Enough about the school though.

Carlingford is a suburb I know very well. From my birth to my mid-twenties, while I didn't live in Carlingford itself, I'd always lived one or two suburbs away. That's why I was so surprised when, upon typing "Carlingford" into Google Maps, a picture of a waterfall came up.

There are no waterfalls in Carlingford, are there?

I set the waypoint on my phone's GPS and went to investigate.

A short drive dropped me off on this suburban street at the western end of the suburb, nestled in thick gum trees and houses with outrageously steep driveways.

After accepting another nature reserve terms and conditions document, I took this path into the bush. If you choose to visit this this piece of nature, please be aware the following are banned: aeroplanes, motorcycles, bringing small UFOs, cars, smoking, dogs that walk, tents, fires, putt-putt and dogs that poop.

A thirty second bushwalk,

led me to the lovely little Balaka Falls. Waterfalls in Carlingford, who knew.

One thing I love about suburban Sydney is how many random little bushwalks and reserves there are just behind people's houses. Carlingford is not an exception to this rule, and as well as the falls, you can use this strip of bushland to walk from neighbouring North Rocks all the way to Parramatta Lake. Today though, I just enjoyed this small bit of nature behind houses full of folks sitting at home.

I was ready to call it for Carlingford so I hopped back into the car and headed off. On the way, I made a few small pit stops within this suburb's wide boundaries.

There's the front (non-farmy) bit of James Ruse School, marked by this rather fetching historic building.

There is also a house on this road that I had to make a sudden stop for...

Now, the word "woggy" is not a polite one, but as a self-identifying wog myself, I feel that woggy is the only descriptor I can give to this house.

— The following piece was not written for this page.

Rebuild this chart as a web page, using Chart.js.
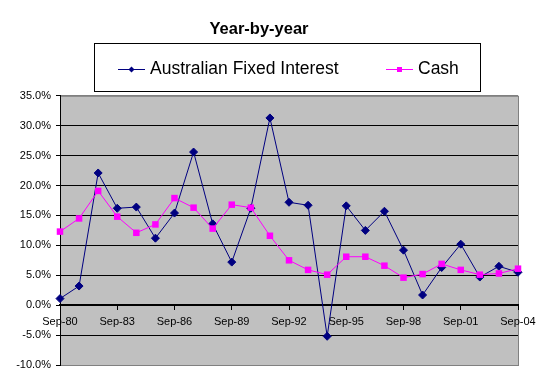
<!DOCTYPE html>
<html>
<head>
<meta charset="utf-8">
<title>Year-by-year</title>
<script src="https://cdn.jsdelivr.net/npm/chart.js@4.4.1/dist/chart.umd.min.js"></script>
<style>
  html, body { margin: 0; padding: 0; background: #fff; }
  #chartId { display: block; }
</style>
</head>
<body>
<canvas id="chartId" width="554" height="389"></canvas>
<script>
// one point per year, Sep-80 .. Sep-04
const years = ['Sep-80', 'Sep-81', 'Sep-82', 'Sep-83', 'Sep-84', 'Sep-85', 'Sep-86', 'Sep-87',
  'Sep-88', 'Sep-89', 'Sep-90', 'Sep-91', 'Sep-92', 'Sep-93', 'Sep-94', 'Sep-95', 'Sep-96',
  'Sep-97', 'Sep-98', 'Sep-99', 'Sep-00', 'Sep-01', 'Sep-02', 'Sep-03', 'Sep-04'];
const fixedInterest = [1.1, 3.2, 22.1, 16.2, 16.4, 11.2, 15.4, 25.6, 13.6, 7.2, 16.2, 31.3, 17.2,
  16.7, -5.2, 16.6, 12.5, 15.7, 9.2, 1.7, 6.3, 10.2, 4.7, 6.5, 5.5];
const cash = [12.3, 14.5, 19.1, 14.8, 12.1, 13.5, 17.9, 16.3, 12.8, 16.8, 16.3, 11.6, 7.5,
  5.9, 5.1, 8.1, 8.1, 6.6, 4.6, 5.2, 6.9, 5.9, 5.1, 5.3, 6.1];
const seriesNames = ['Australian Fixed Interest', 'Cash'];
const yMin = -10, yMax = 35, yStep = 5;

const FONT = '"Liberation Sans", Arial, sans-serif';
Chart.defaults.font.family = FONT;
Chart.defaults.color = '#000';

// grey plot area like the old Excel charts
const plotBackground = {
  id: 'plotBackground',
  beforeDraw(chart) {
    const ctx = chart.ctx;
    const a = chart.chartArea;
    ctx.save();
    ctx.fillStyle = '#c0c0c0';
    ctx.fillRect(a.left, a.top, a.right - a.left, a.bottom - a.top);
    ctx.strokeStyle = '#808080';
    ctx.lineWidth = 1;
    ctx.strokeRect(a.left + 0.5, a.top + 0.5, a.right - a.left, a.bottom - a.top);
    ctx.restore();
  }
};

// boxed legend with line + marker samples
const legendBox = {
  id: 'legendBox',
  afterDraw(chart) {
    const ctx = chart.ctx;
    ctx.save();
    ctx.strokeStyle = '#000';
    ctx.lineWidth = 1;
    ctx.strokeRect(94.5, 43.5, 386, 48);

    const items = [
      { x: 118, ds: chart.data.datasets[0], shape: 'diamond' },
      { x: 386, ds: chart.data.datasets[1], shape: 'square' }
    ];
    items.forEach(it => {
      const y = 69.5;
      ctx.strokeStyle = it.ds.borderColor;
      ctx.beginPath();
      ctx.moveTo(it.x, y);
      ctx.lineTo(it.x + 27, y);
      ctx.stroke();
      ctx.fillStyle = it.ds.borderColor;
      const cx = it.x + 13.5;
      if (it.shape == 'diamond') {
        ctx.beginPath();
        ctx.moveTo(cx, y - 3);
        ctx.lineTo(cx + 3, y);
        ctx.lineTo(cx, y + 3);
        ctx.lineTo(cx - 3, y);
        ctx.closePath();
        ctx.fill();
      } else {
        ctx.fillRect(cx - 2.5, y - 2.5, 5, 5);
      }
      ctx.fillStyle = '#000';
      ctx.font = '17.5px ' + FONT;
      ctx.textBaseline = 'alphabetic';
      ctx.fillText(it.ds.label, it.x + 32, 74);
    });
    ctx.restore();
  }
};

const chrt = document.getElementById('chartId').getContext('2d');

window.lineChart = new Chart(chrt, {
  type: 'line',
  data: {
    labels: years,
    datasets: [{
      label: seriesNames[0],
      data: fixedInterest,
      borderColor: '#000080',
      backgroundColor: '#000080',
      borderWidth: 1,
      pointStyle: 'rectRot',
      pointRadius: 4,
      pointBorderWidth: 1,
      tension: 0,
      clip: false,
      order: 1
    }, {
      label: seriesNames[1],
      data: cash,
      borderColor: '#ff00ff',
      backgroundColor: '#ff00ff',
      borderWidth: 1,
      pointStyle: 'rect',
      pointRadius: 4.6,
      pointBorderWidth: 0,
      tension: 0,
      clip: false,
      order: 0
    }]
  },
  options: {
    responsive: false,
    animation: false,
    layout: { padding: { left: 0, right: 36, top: 0, bottom: 24 } },
    plugins: {
      legend: { display: false },
      tooltip: { enabled: false },
      title: {
        display: true,
        text: 'Year-by-year',
        color: '#000',
        font: { family: FONT, size: 16.5, weight: 'bold' },
        padding: { top: 20, bottom: 56 }
      }
    },
    scales: {
      x: {
        type: 'category',
        position: { y: 0 },
        offset: false,
        border: { color: '#000', width: 2 },
        grid: {
          drawOnChartArea: false,
          drawTicks: true,
          tickLength: 4,
          color: ctx => (ctx.index % 3 === 0 ? '#000' : 'rgba(0,0,0,0)')
        },
        ticks: {
          autoSkip: false,
          maxRotation: 0,
          minRotation: 0,
          padding: 6,
          color: '#000',
          font: { size: 11 },
          callback: function (v, i) {
            return i % 3 === 0 ? this.getLabelForValue(v) : '';
          }
        }
      },
      y: {
        min: yMin,
        max: yMax,
        border: { color: '#000', width: 1 },
        grid: {
          color: ctx => (ctx.tick && (ctx.tick.value === yMax || ctx.tick.value === yMin) ? '#808080' : '#000'),
          tickColor: '#000',
          tickLength: 4,
          lineWidth: 1
        },
        ticks: {
          stepSize: yStep,
          padding: 5,
          color: '#000',
          font: { size: 11 },
          callback: v => v.toFixed(1) + '%'
        },
        afterFit(scale) {
          scale.width = 60;
        }
      }
    }
  },
  plugins: [plotBackground, legendBox]
});
</script>
</body>
</html>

Check out the birds on the gate outside. Tremendous.

I had one last stop at the suburb's northern border, marked by this bridge and tunnel under the M2 Motorway.

It wasn't the strip of shops across from the bridge that caused me to stop,

although apparently some lady drove through the Chinese restaurant here back in 2011. I only learned this information when I once looked up the restaurant online to see if I could find their menu. Here's a Daily Telegraph article about it.
Image lifted from the above Daily Telegraph news article.

No, I only stopped here to show off a cool little underrated bit of infrastructure that Carlingford gets to enjoy. Under the M2 is a pedestrian pathway,

leading to a bus stop in the middle of the motorway. From here, you can catch a non-stop bus to the city which takes only twenty minutes without traffic (i.e. on the weekends). Sadly, they've reduced the services since the opening of the metro, but it's still pretty good, and definitely beats the Carlingford Train.

That's it for Carlingford and for this anniversary miniseries.

I hope you've enjoyed this past two weeks, and if you're a regular reader, I hope you've enjoyed the past year too. Carlingford is suburb 124 on this little journey of mine, which means it should take another 4-5 years to hit the full 650+ suburbs in Sydney.

Why am I doing this again?

Carlingford: The kind of place where you can enjoy yum cha and a bush walk, but only after you finish your eight hours of after-school tutoring.


  1. Come back in 2023 when the light rail is opened (four year anniversary update); might even be slightly less mediocre.